◆ Task prompt: Give again, word for word, the lines below that run from the line with "Write the seaborn" through the line with "from matplotlib.patches import Rectangle". Drop the pictures.

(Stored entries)
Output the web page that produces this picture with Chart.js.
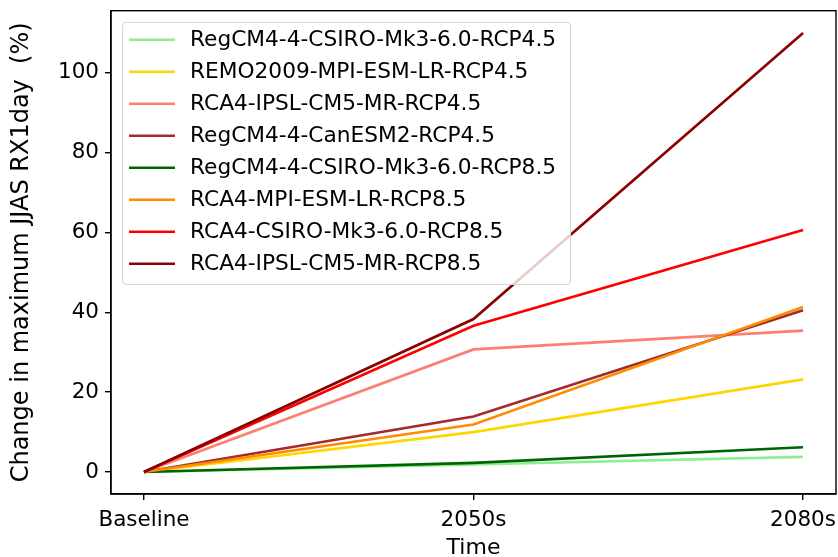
<!DOCTYPE html>
<html>
<head>
<meta charset="utf-8">
<script src="https://cdn.jsdelivr.net/npm/chart.js@4/dist/chart.umd.min.js"></script>
<style>
html,body{margin:0;padding:0;background:#fff;}
#wrap{width:838px;height:557px;position:relative;}
</style>
</head>
<body>
<div id="wrap"><canvas id="c" width="838" height="557"></canvas></div>
<script>
const categories = ["Baseline", "2050s", "2080s"];
const seriesNames = [
  "RegCM4-4-CSIRO-Mk3-6.0-RCP4.5",
  "REMO2009-MPI-ESM-LR-RCP4.5",
  "RCA4-IPSL-CM5-MR-RCP4.5",
  "RegCM4-4-CanESM2-RCP4.5",
  "RegCM4-4-CSIRO-Mk3-6.0-RCP8.5",
  "RCA4-MPI-ESM-LR-RCP8.5",
  "RCA4-CSIRO-Mk3-6.0-RCP8.5",
  "RCA4-IPSL-CM5-MR-RCP8.5"
];
const regcmCsiro45 = [0, 1.9, 3.8];
const remoMpi45 = [0, 10.0, 23.2];
const rcaIpsl45 = [0, 30.7, 35.4];
const regcmCan45 = [0, 13.9, 40.5];
const regcmCsiro85 = [0, 2.3, 6.2];
const rcaMpi85 = [0, 11.9, 41.3];
const rcaCsiro85 = [0, 36.6, 60.6];
const rcaIpsl85 = [0, 38.3, 109.9];
const yTicks = [0, 20, 40, 60, 80, 100];

const seriesValues = [regcmCsiro45, remoMpi45, rcaIpsl45, regcmCan45, regcmCsiro85, rcaMpi85, rcaCsiro85, rcaIpsl85];
const colors = ["#90EE90", "#FFD700", "#FA8072", "#A52A2A", "#006400", "#FF8C00", "#FF0000", "#8B0000"];

const FONT = "'DejaVu Sans', sans-serif";
Chart.defaults.font.family = FONT;
Chart.defaults.color = "#000";

const datasets = seriesNames.map((name, i) => ({
  label: name,
  data: seriesValues[i].map((v, j) => ({x: j, y: v})),
  borderColor: colors[i],
  backgroundColor: colors[i],
  borderWidth: 2.6,
  pointRadius: 0,
  tension: 0,
  fill: false,
  order: seriesNames.length - i
}));

const framePlugin = {
  id: 'frame',
  afterDraw(chart) {
    const ctx = chart.ctx, a = chart.chartArea;
    ctx.save();
    ctx.strokeStyle = "#000";
    ctx.lineWidth = 1.4;
    ctx.strokeRect(a.left, a.top, a.right - a.left, a.bottom - a.top);
    // legend
    const lx = 122.5, ly = 22.5, lw = 448, lh = 262, r = 4;
    ctx.beginPath();
    ctx.moveTo(lx + r, ly);
    ctx.arcTo(lx + lw, ly, lx + lw, ly + lh, r);
    ctx.arcTo(lx + lw, ly + lh, lx, ly + lh, r);
    ctx.arcTo(lx, ly + lh, lx, ly, r);
    ctx.arcTo(lx, ly, lx + lw, ly, r);
    ctx.closePath();
    ctx.fillStyle = "rgba(255,255,255,0.8)";
    ctx.fill();
    ctx.strokeStyle = "#d6d6d6";
    ctx.lineWidth = 1.2;
    ctx.stroke();
    ctx.font = "21.7px " + FONT;
    ctx.textBaseline = "middle";
    chart.data.datasets.forEach((d, i) => {
      const y = 39.7 + i * 32;
      ctx.strokeStyle = d.borderColor;
      ctx.lineWidth = 2.6;
      ctx.beginPath();
      ctx.moveTo(129, y);
      ctx.lineTo(175, y);
      ctx.stroke();
      ctx.fillStyle = "#000";
      ctx.fillText(d.label, 190, y + 1);
    });
    ctx.restore();
  }
};

new Chart(document.getElementById('c'), {
  type: 'line',
  data: {datasets},
  options: {
    responsive: false,
    animation: false,
    devicePixelRatio: 1,
    layout: {padding: {top: 10.7, right: 2, left: 0, bottom: 0}},
    plugins: {legend: {display: false}, tooltip: {enabled: false}},
    scales: {
      x: {
        type: 'linear',
        min: -0.1, max: 2.1,
        afterBuildTicks(s) { s.ticks = categories.map((c, i) => ({value: i})); },
        afterFit(s) { s.height = 63; s.paddingLeft = 0; s.paddingRight = 0; },
        ticks: {
          callback: (v) => categories[v],
          font: {size: 21.5, family: FONT},
          color: "#000",
          padding: 8,
          maxRotation: 0,
          autoSkip: false
        },
        grid: {display: true, drawOnChartArea: false, drawTicks: true, tickLength: 6, color: "#000", lineWidth: 1.4},
        border: {display: true, color: "#000", width: 1.4},
        title: {display: true, text: "Time", font: {size: 22, family: FONT, lineHeight: 1}, color: "#000", padding: {top: 0, bottom: -2}}
      },
      y: {
        min: -5.5, max: 115.5,
        afterBuildTicks(s) { s.ticks = yTicks.map(v => ({value: v})); },
        afterFit(s) { s.width = 111; s.paddingTop = 0; s.paddingBottom = 0; },
        ticks: {
          font: {size: 21.5, family: FONT},
          color: "#000",
          padding: 6
        },
        grid: {display: true, drawOnChartArea: false, drawTicks: true, tickLength: 6, color: "#000", lineWidth: 1.4},
        border: {display: true, color: "#000", width: 1.4},
        title: {display: true, text: "Change in maximum JJAS RX1day  (%)", font: {size: 24, family: FONT}, color: "#000", padding: {top: 7.5, bottom: 0}}
      }
    }
  },
  plugins: [framePlugin]
});
</script>
</body>
</html>
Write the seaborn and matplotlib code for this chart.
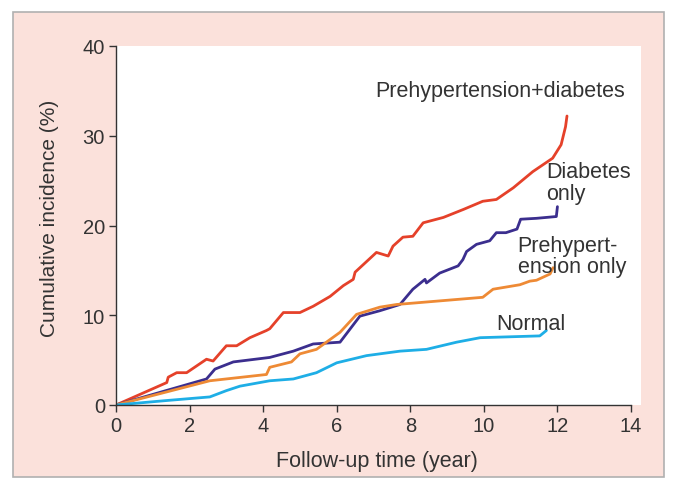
import matplotlib
matplotlib.use("Agg")
import matplotlib.pyplot as plt
import seaborn as sns
import pandas as pd
from matplotlib.patches import Rectangle

# ---- data ----
pd_x = [0, 1.38, 1.42, 1.65, 1.92, 2.28, 2.46, 2.64, 3.0, 3.28, 3.64, 4.09, 4.18, 4.55, 5.0, 5.36, 5.82, 6.18,
        6.45, 6.5, 7.08, 7.4, 7.53, 7.8, 8.07, 8.35, 8.9, 9.45, 9.97, 10.34, 10.8, 11.33, 11.87, 12.1, 12.22, 12.26]
pd_y = [0, 2.5, 3.1, 3.6, 3.6, 4.6, 5.1, 4.9, 6.6, 6.6, 7.5, 8.3, 8.5, 10.3, 10.3, 11.0, 12.1, 13.3,
        14.0, 14.8, 17.0, 16.6, 17.7, 18.7, 18.8, 20.3, 20.9, 21.8, 22.7, 22.9, 24.2, 26.0, 27.5, 29.0, 31.0, 32.2]

d_x = [0, 2.46, 2.69, 3.19, 4.18, 4.82, 5.36, 6.09, 6.63, 7.17, 7.72, 8.07, 8.4, 8.44, 8.8, 9.3, 9.43,
       9.53, 9.8, 10.16, 10.34, 10.6, 10.9, 11.0, 11.43, 11.97, 12.0]
d_y = [0, 2.9, 4.0, 4.8, 5.3, 6.0, 6.8, 7.0, 9.9, 10.5, 11.2, 12.9, 14.0, 13.6, 14.7, 15.5, 16.2,
       17.1, 17.9, 18.3, 19.2, 19.2, 19.6, 20.7, 20.8, 21.0, 22.1]

p_x = [0, 2.55, 4.09, 4.18, 4.77, 5.0, 5.45, 6.09, 6.54, 7.17, 7.63, 9.97, 10.25, 10.98, 11.25, 11.43, 11.8, 11.88]
p_y = [0, 2.7, 3.4, 4.2, 4.8, 5.7, 6.2, 8.1, 10.1, 10.9, 11.2, 12.0, 12.9, 13.4, 13.8, 13.9, 14.6, 15.3]

n_x = [0, 1.38, 2.55, 3.0, 3.37, 4.18, 4.82, 5.45, 6.0, 6.81, 7.72, 8.44, 9.26, 9.9, 11.52, 11.7]
n_y = [0, 0.5, 0.9, 1.6, 2.1, 2.7, 2.9, 3.6, 4.7, 5.5, 6.0, 6.2, 7.0, 7.5, 7.7, 8.3]

series_names = ["Prehypertension+diabetes", "Diabetes only", "Prehypertension only", "Normal"]
x_ticks = [0, 2, 4, 6, 8, 10, 12, 14]
y_ticks = [0, 10, 20, 30, 40]

colors = {"Prehypertension+diabetes": "#e5412a", "Diabetes only": "#3b2e8e",
          "Prehypertension only": "#ee8a35", "Normal": "#1eaee6"}

frames = []
for name, xs, ys in zip(series_names, [pd_x, d_x, p_x, n_x], [pd_y, d_y, p_y, n_y]):
    frames.append(pd.DataFrame({"time": xs, "inc": ys, "group": name}))
df = pd.concat(frames, ignore_index=True)

sns.set_style("ticks")
plt.rcParams["font.family"] = ["Liberation Sans", "DejaVu Sans"]

fig = plt.figure(figsize=(6.77, 4.85), dpi=100)
fig.patch.set_facecolor("white")
# pink panel
fig.patches.append(Rectangle((13/677, 1-478/485), 651/677, 465/485, transform=fig.transFigure,
                             facecolor="#fbe1db", edgecolor="#b0b0b0", linewidth=1.2, zorder=-2))
# white plotting area
fig.patches.append(Rectangle((116/677, 1-406/485), (641-116)/677, (406-47)/485, transform=fig.transFigure,
                             facecolor="white", edgecolor="none", zorder=-1))

ax = fig.add_axes([116/677, 1-406/485, (631-116)/677, (406-47)/485])
ax.set_facecolor("none")

sns.lineplot(data=df, x="time", y="inc", hue="group", palette=colors, hue_order=series_names,
             sort=False, estimator=None, linewidth=2.0, legend=False, ax=ax)

ax.set_xlim(0, 14)
ax.set_ylim(0, 40)
ax.set_xticks(x_ticks)
ax.set_yticks(y_ticks)
tc = "#333333"
ax.tick_params(axis="both", direction="out", length=5, width=1, colors=tc, labelsize=14.5, pad=3)
for s in ["top", "right"]:
    ax.spines[s].set_visible(False)
for s in ["left", "bottom"]:
    ax.spines[s].set_color(tc)
    ax.spines[s].set_linewidth(1)
ax.set_xlabel("Follow-up time (year)", fontsize=15.5, color=tc)
ax.set_ylabel("Cumulative incidence (%)", fontsize=15, color=tc)
ax.xaxis.set_label_coords(0.506, -0.125)
ax.yaxis.set_label_coords(-0.111, 0.522)

fs = 15.5
ax.text(7.05, 35.0, "Prehypertension+diabetes", fontsize=fs, color=tc, ha="left", va="center")
ax.text(11.7, 24.8, "Diabetes\nonly", fontsize=fs, color=tc, ha="left", va="center", linespacing=1.05)
ax.text(10.92, 16.6, "Prehypert-\nension only", fontsize=fs, color=tc, ha="left", va="center", linespacing=1.05)
ax.text(10.35, 9.1, "Normal", fontsize=fs, color=tc, ha="left", va="center")

fig.savefig("out.png", dpi=100, facecolor=fig.get_facecolor())
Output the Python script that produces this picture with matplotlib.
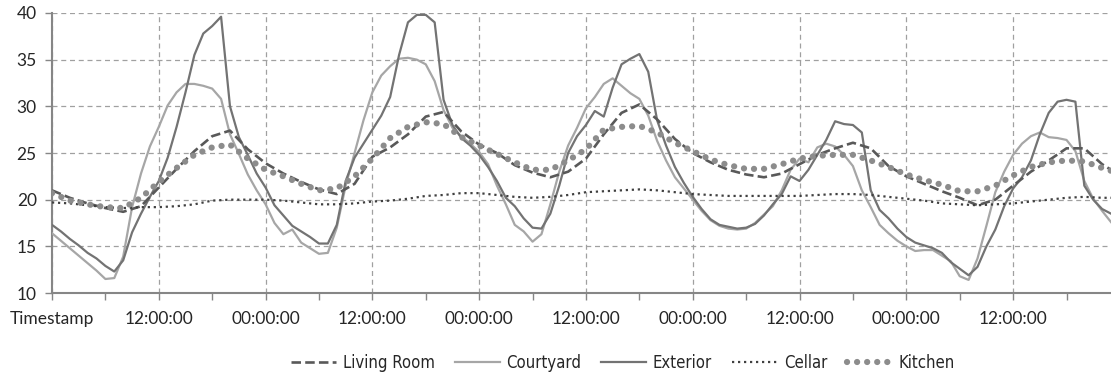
import numpy as np
import matplotlib
matplotlib.use("Agg")
import matplotlib.pyplot as plt
from matplotlib.ticker import MultipleLocator, FixedLocator

# ----------------------------
# Data (hours from start)
# ----------------------------

hours_1h = np.arange(0, 120)
hours_2h = np.arange(0, 121, 2)

exterior = [
    17.3, 16.6, 15.8, 15.1, 14.3, 13.7, 12.9, 12.3, 13.5, 16.5,
    18.5, 20.3, 22.0, 24.5, 27.8, 31.5, 35.5, 37.8, 38.6, 39.6,
    30.0, 26.7, 24.8, 22.8, 21.3, 19.4, 18.3, 17.2, 16.6, 16.0,
    15.3, 15.3, 17.3, 22.0, 24.5, 26.0, 27.5, 29.0, 31.0, 35.5,
    39.0, 39.8, 39.8, 39.0, 30.7, 28.0, 26.6, 25.8, 24.8, 23.5,
    22.0, 20.2, 19.3, 18.0, 17.0, 16.9, 18.5, 21.5, 25.0, 26.8,
    28.0, 29.5, 28.9, 32.0, 34.5, 35.1, 35.6, 33.7, 28.5, 25.8,
    23.5, 21.8, 20.3, 19.0, 17.9, 17.3, 17.1, 16.9, 17.0, 17.4,
    18.3, 19.5, 20.6, 22.5, 22.0, 23.2, 24.8, 26.4, 28.4, 28.1,
    28.0, 27.2, 21.0, 18.9, 18.0, 16.9, 16.0, 15.4, 15.1, 14.8,
    14.3, 13.3, 12.6, 11.9, 12.8, 15.0, 16.8, 19.3, 21.2, 22.4,
    24.2, 27.0, 29.3, 30.5, 30.7, 30.5, 21.5, 20.0, 19.0, 18.5,
]

courtyard = [
    16.4, 15.6, 14.8, 14.0, 13.2, 12.4, 11.5, 11.6, 13.9, 19.2,
    22.8, 25.7, 27.8, 30.1, 31.5, 32.4, 32.4, 32.2, 31.9, 30.8,
    27.0, 24.9, 22.7, 21.0, 19.5, 17.5, 16.3, 16.8, 15.4, 14.8,
    14.2, 14.3, 17.0, 21.5, 25.0, 28.5, 31.5, 33.3, 34.3, 35.1,
    35.2, 35.0, 34.5, 32.7, 29.6, 27.7, 26.8, 26.0, 25.1, 23.8,
    21.5, 19.5, 17.3, 16.6, 15.5, 16.3, 19.5, 23.0, 25.8, 27.7,
    29.8, 31.0, 32.4, 33.0, 32.2, 31.4, 30.8, 29.0, 26.3, 24.2,
    22.4, 21.2, 20.0, 18.8, 17.8, 17.2, 16.9, 16.8, 16.9, 17.5,
    18.4, 19.3, 21.0, 23.2, 24.4, 24.0, 25.6, 26.0, 25.7, 24.8,
    23.6, 21.0, 19.2, 17.3, 16.4, 15.6, 15.0, 14.5, 14.6, 14.6,
    14.0, 13.4, 11.8, 11.4, 13.7, 17.2, 20.8, 23.0, 24.8, 26.0,
    26.8, 27.2, 26.7, 26.6, 26.4, 25.2, 22.0, 20.1, 18.8, 17.6,
]

living_room = [
    21.0, 20.2, 19.6, 19.1, 18.7, 19.3, 21.3, 23.3, 25.2, 26.8,
    27.4, 25.4, 23.9, 22.8, 21.9, 21.1, 20.6, 21.7, 24.6, 25.6,
    27.0, 28.9, 29.4, 27.3, 25.9, 25.0, 23.7, 22.9, 22.4, 23.0,
    24.4, 27.0, 29.3, 30.2, 28.6, 26.5, 25.0, 24.0, 23.2, 22.7,
    22.4, 22.8, 23.8, 24.8, 25.5, 26.1, 25.5, 23.6, 22.5, 21.7,
    20.9, 20.2, 19.4, 20.0, 21.5, 23.0, 24.2, 25.5, 25.5, 23.8,
    22.6,
]

kitchen = [
    20.7, 19.9, 19.5, 19.2, 19.1, 20.2, 21.9, 23.4, 24.8, 25.6,
    25.9, 24.4, 23.2, 22.5, 21.7, 21.0, 21.2, 22.5, 24.4, 26.6,
    27.8, 28.3, 28.1, 26.7, 25.8, 24.9, 24.0, 23.2, 23.2, 24.2,
    25.4, 27.5, 27.8, 27.9, 27.2, 26.1, 25.2, 24.3, 23.7, 23.3,
    23.3, 23.8, 24.4, 24.7, 24.8, 24.8, 24.2, 23.5, 22.7, 22.1,
    21.6, 20.9, 20.9, 21.5, 22.6, 23.5, 24.0, 24.2, 24.1, 23.4,
    22.8,
]

cellar = [
    19.7, 19.6, 19.4, 19.2, 19.1, 19.2, 19.2, 19.3, 19.5, 19.9,
    20.0, 20.0, 20.0, 19.9, 19.7, 19.5, 19.5, 19.6, 19.8, 19.9,
    20.1, 20.4, 20.5, 20.7, 20.7, 20.5, 20.3, 20.2, 20.3, 20.5,
    20.8, 20.9, 21.0, 21.1, 21.0, 20.8, 20.6, 20.5, 20.4, 20.4,
    20.4, 20.4, 20.4, 20.5, 20.6, 20.6, 20.5, 20.3, 20.1, 19.9,
    19.6, 19.5, 19.4, 19.5, 19.6, 19.8, 20.0, 20.2, 20.3, 20.2,
    20.2,
]

tick_hours = np.arange(0, 109, 12)
tick_labels = ["Timestamp", "12:00:00", "00:00:00", "12:00:00", "00:00:00",
               "12:00:00", "00:00:00", "12:00:00", "00:00:00", "12:00:00"]

# ----------------------------
# Plot
# ----------------------------

plt.rcParams["font.family"] = ["Lato", "DejaVu Sans"]

fig = plt.figure(figsize=(11.11, 3.78), dpi=100)
ax = fig.add_axes([52 / 1111, 1 - 293 / 378, 1 - 52 / 1111, 280 / 378])

ax.plot(hours_2h, living_room, color="#595959", lw=1.9, ls=(0, (3.6, 1.6)),
        label="Living Room", zorder=4)
ax.plot(hours_1h, courtyard, color="#a6a6a6", lw=1.6, label="Courtyard", zorder=3)
ax.plot(hours_1h, exterior, color="#737373", lw=1.6, label="Exterior", zorder=3)
ax.plot(hours_2h, cellar, color="#404040", lw=1.6, ls=(0, (1, 1.7)),
        label="Cellar", zorder=4)
ax.plot(hours_2h, kitchen, color="#8c8c8c", lw=4.5, ls=(0, (0.01, 1.6)),
        dash_capstyle="round", label="Kitchen", zorder=4)

ax.set_xlim(0, 119)
ax.set_ylim(10, 40)
ax.yaxis.set_major_locator(MultipleLocator(5))
ax.xaxis.set_major_locator(FixedLocator(tick_hours))
ax.set_xticklabels(tick_labels)
ax.xaxis.set_minor_locator(MultipleLocator(6))

ax.grid(True, which="major", color="#a0a0a0", lw=0.9, ls=(0, (4, 3)))
ax.set_axisbelow(True)

for s in ["top", "right"]:
    ax.spines[s].set_visible(False)
for s in ["left", "bottom"]:
    ax.spines[s].set_color("#868686")
    ax.spines[s].set_linewidth(1.5)

ax.tick_params(axis="both", which="both", direction="out", length=5,
               color="#868686", width=1, labelsize=12.5, labelcolor="#262626")
ax.tick_params(axis="x", pad=8)
ax.tick_params(axis="y", pad=6)

leg = fig.legend(loc="center", bbox_to_anchor=(623 / 1111, 1 - 363 / 378), ncol=5,
                 frameon=False, handlelength=2.7, handletextpad=0.4,
                 columnspacing=1.2,
                 prop={"family": "DejaVu Sans", "stretch": "condensed", "size": 12})
for t in leg.get_texts():
    t.set_color("#262626")

fig.savefig("out.png", dpi=100)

◆ Answer to the exercise:
Write the seaborn and matplotlib code for this chart.
import matplotlib
matplotlib.use("Agg")
import matplotlib.pyplot as plt
import seaborn as sns
import pandas as pd
from matplotlib.patches import Rectangle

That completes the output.